The Lib Dems will ask the Low Pay Commission to consider ways of increasing the NMW without damaging employment prospects, and require employers to publish how many employees are paid less than the Living Wage.

UKIP will improve enforcement of the NMW by reversing the cuts to the number of enforcement inspectors.

The Greens plan to make the NMW “a living wage for all”, by increasing the NMW to £8.10 in 2015, and to £10 by 2020.


The Conservatives will require companies with more than 250 employees to publish the average pay difference between their male and female employees. They also want to halve unemployment amongst disabled people by changing policy and public attitudes.
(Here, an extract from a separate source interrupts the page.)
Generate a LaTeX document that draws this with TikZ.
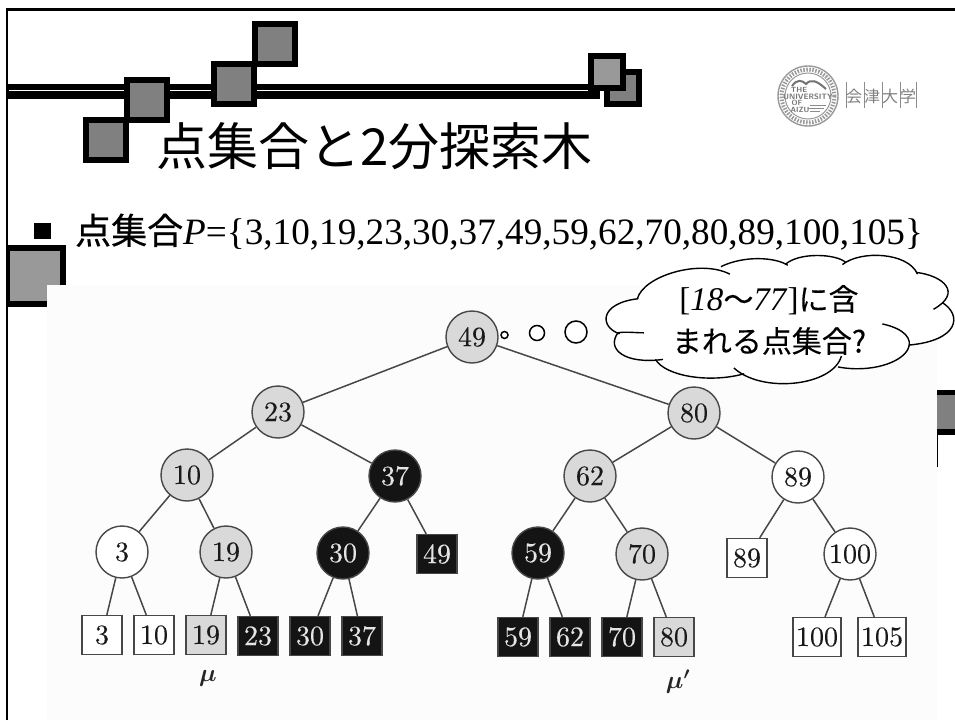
\documentclass[tikz,border=0pt]{standalone}
\usepackage{fontspec}
\setmainfont{Liberation Serif}
\newfontfamily\cjk{Noto Sans CJK JP}
\newfontfamily\cjkm[FakeBold=0.2]{Noto Sans CJK JP}
\newfontfamily\cjkb[FakeBold=0.5]{Noto Sans CJK JP}
\newfontfamily\cmr[FakeBold=0.25]{lmroman10-regular}[Extension=.otf]
\newcommand{\fsz}[1]{\fontsize{#1}{#1}\selectfont}
\begin{document}
\begin{tikzpicture}[x=1pt,y=-1pt,
  sq/.style={draw=black,line width=6pt,fill=#1,minimum size=40pt,inner sep=0pt,outer sep=0pt},
  edge/.style={draw=black!72,line width=1.5pt},
  tn/.style={circle,draw=black!72,line width=1.4pt,minimum size=52pt,inner sep=0pt,font=\cmr\fsz{28},text=black!90},
  gc/.style={tn,fill=black!15},
  wc/.style={tn,fill=white},
  bc/.style={tn,fill=black!92,text=black!10},
  lf/.style={draw=black!72,line width=1.3pt,minimum width=40pt,minimum height=39pt,inner sep=0pt,font=\cmr\fsz{28},text=black!90},
  gl/.style={lf,fill=black!15},
  wl/.style={lf,fill=white},
  bl/.style={lf,fill=black!92,text=black!10},
  wlw/.style={wl,minimum width=48pt},
  bub/.style={draw=black,line width=1.5pt,fill=white,circle,inner sep=0pt},
  cloudline/.style={draw=black,line width=1.4pt},
  logo/.style={draw=black!40},
  logotext/.style={inner sep=0pt,text=black!55,font=\sffamily\bfseries\fsz{7.5}},
]
\useasboundingbox (0,0) rectangle (955,720);
\fill[white] (0,0) rectangle (955,720);
% double rule
\fill[black] (7,84) rectangle (600,99);
\fill[white] (8.5,89.7) rectangle (600,91.2);
% squares
\node[sq=black!50] (s1) at (106,140) {};
\node[sq=black!50] (s2) at (147,100) {};
\node[sq=black!50] (s3) at (234,84) {};
\node[sq=black!50] (s4) at (275,44) {};
\node[sq=black!50,minimum size=32pt] (s5) at (623,88) {};
\node[sq=black!40,minimum size=32pt] (s6) at (607,72) {};
\fill[black] (7,245) rectangle (66,307);
\fill[black!40] (9.5,251) rectangle (59.5,301);
% right side fragment
\fill[black] (937,390) rectangle (955,435);
\fill[black!50] (937,395) rectangle (955,429);
\draw[black,line width=1.2pt] (937.5,435) -- (937.5,467);
% photo area
\fill[black!1] (47,285) rectangle (937,720);
% frame
\draw[black,line width=2.5pt] (7.2,720) -- (7.2,9.5) -- (955,9.5);
% logo
\draw[logo,line width=1.4pt,fill=white] (808,96) circle (30);
\draw[logo,line width=4pt,dash pattern=on 1.5pt off 1.5pt] (808,96) circle (26.5);
\draw[logo,line width=1pt] (808,96) circle (23);
\draw[black!55,line width=2pt] (792,86) .. controls (797,79) and (802,80) .. (806,84) .. controls (811,79) and (816,80) .. (826,89);
\node[logotext] (lg1) at (799,89.5) {THE};
\node[logotext,font=\sffamily\bfseries\fsz{7.8}] (lg2) at (808,96.5) {UNIVERSITY};
\node[logotext] (lg3) at (797,103) {OF};
\node[logotext] (lg4) at (800,110) {AIZU};
\draw[black!45,line width=0.8pt] (810,105) -- (826,105) (808,108) -- (824,108) (810,111) -- (820,111);
\node[inner sep=0pt,text=black!50,font=\cjk\fsz{16}] (lg5) at (881,96) {会\hspace{2pt}津\hspace{2pt}大\hspace{2pt}学};
\foreach \xx in {846,864,882.5,900,916}{\draw[black!45,line width=0.9pt] (\xx,82) -- (\xx,108);}
% title
\node[inner sep=0pt,anchor=west,font=\cjk\fsz{51}] (title) at (156,146) {点集合と2分探索木};
% bullet
\fill[black] (34,223) rectangle (51,239);
\node[inner sep=0pt,anchor=base west,font=\fsz{37.2}] (pts) at (75,244) {{\cjkb\fsz{36}点集合}\textit{P}=\{3,10,19,23,30,37,49,59,62,70,80,89,100,105\}};
% tree
\node[gc] (n49) at (472,337) {49};
\node[gc] (n23) at (278,412) {23};
\node[gc] (n80) at (694,413) {80};
\node[gc] (n10) at (187,475) {10};
\node[bc] (n37) at (395,476) {37};
\node[gc] (n62) at (590,476) {62};
\node[wc] (n89) at (798,477) {89};
\node[wc] (n3) at (122,552) {3};
\node[gc] (n19) at (226,552) {19};
\node[bc] (n30) at (343,553) {30};
\node[bl] (l49) at (437,554) {49};
\node[bc] (n59) at (538,553) {59};
\node[gc] (n70) at (642,554) {70};
\node[wl] (l89) at (747,558) {89};
\node[wc] (n100) at (850,554) {100};
\node[wl] (l3) at (102,635) {3};
\node[wl] (l10) at (154,635) {10};
\node[gl] (l19) at (206,635) {19};
\node[bl] (l23) at (258,636) {23};
\node[bl] (l30) at (310,636) {30};
\node[bl] (l37) at (362,636) {37};
\node[bl] (l59) at (518,637) {59};
\node[bl] (l62) at (570,637) {62};
\node[bl] (l70) at (622,637) {70};
\node[gl] (l80) at (674,637) {80};
\node[wlw] (l100) at (817,637) {100};
\node[wlw] (l105) at (882,637) {105};
\node[inner sep=0pt,text=black!85,font=\fsz{26}\boldmath] (mu) at (208,678) {$\mu$};
\node[inner sep=0pt,text=black!85,font=\fsz{26}\boldmath] (mup) at (678,682) {$\mu'$};
\foreach \a/\b in {n49/n23,n49/n80,n23/n10,n23/n37,n80/n62,n80/n89,n10/n3,n10/n19,n37/n30,n37/l49,n62/n59,n62/n70,n89/l89,n89/n100,n3/l3,n3/l10,n19/l19,n19/l23,n30/l30,n30/l37,n59/l59,n59/l62,n70/l70,n70/l80,n100/l100,n100/l105}
  {\draw[edge] (\a) -- (\b);}
% bubbles
\node[bub,minimum size=7pt] (b1) at (504.5,335) {};
\node[bub,minimum size=15pt] (b2) at (537,333) {};
\node[bub,minimum size=22pt] (b3) at (576,332) {};
% cloud
\begin{scope}[x=0.3412pt,y=-0.3412pt,shift={(1231,703.4)}]
\fill[white] (637,170) .. controls (660,110) and (780,70) .. (880,85)
  .. controls (960,50) and (1060,45) .. (1085,72)
  .. controls (1140,40) and (1240,35) .. (1245,65)
  .. controls (1340,30) and (1430,50) .. (1458,98)
  .. controls (1530,105) and (1575,150) .. (1540,190)
  .. controls (1590,220) and (1570,295) .. (1432,308)
  .. controls (1420,350) and (1330,390) .. (1225,372)
  .. controls (1200,440) and (1000,445) .. (920,378)
  .. controls (850,415) and (720,395) .. (690,350)
  .. controls (600,365) and (550,320) .. (580,272)
  .. controls (530,255) and (525,185) .. (637,172) -- cycle;
\draw[cloudline] (637,172) .. controls (655,105) and (820,55) .. (908,100);
\draw[cloudline] (882,78) .. controls (950,45) and (1040,50) .. (1078,74);
\draw[cloudline] (1070,72) .. controls (1110,35) and (1220,40) .. (1248,66);
\draw[cloudline] (1238,72) .. controls (1290,30) and (1430,35) .. (1458,100);
\draw[cloudline] (1455,95) .. controls (1535,105) and (1590,155) .. (1505,203);
\draw[cloudline] (1530,183) .. controls (1590,220) and (1580,295) .. (1432,308);
\draw[cloudline] (1355,246) .. controls (1420,260) and (1445,290) .. (1430,320) .. controls (1410,360) and (1320,390) .. (1225,372);
\draw[cloudline] (1235,340) .. controls (1210,430) and (1000,450) .. (920,375);
\draw[cloudline] (950,392) .. controls (850,420) and (720,400) .. (690,350);
\draw[cloudline] (712,350) .. controls (600,365) and (545,320) .. (580,272) .. controls (600,268) and (630,272) .. (656,272);
\draw[cloudline] (585,275) .. controls (525,255) and (525,185) .. (640,172);
\end{scope}
\node[inner sep=0pt,font=\cjkm\fsz{30}] (c1) at (769,300) {{\rmfamily\fsz{33}[\textit{18}}{\cjkb〜}{\rmfamily\fsz{33}\textit{77}]}に含};
\node[inner sep=0pt,font=\cjkm\fsz{30}] (c2) at (769,341) {まれる点集合?};
\end{tikzpicture}
\end{document}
Labour wants to ensure rules to prevent exploitation of migrant workers, including making it a criminal offence to undercut wages.

The Lib Dems want to require large employers to publish their gender pay gap, and enact the provisions in the Equality Act 2010 which are not in force.

UKIP have pledged to “allow British businesses to choose to employ British citizens first”, which would effectively legalise what is currently race discrimination on the grounds of nationality.

The Greens aim to make equal pay between men and women “a reality”.

Parental Rights

Labour plan to double paid paternity leave to four weeks.

The Lib Dems want to expand on shared parental leave by offering fathers an additional month on a “use it or lose it” basis, which cannot be transferred to the mother.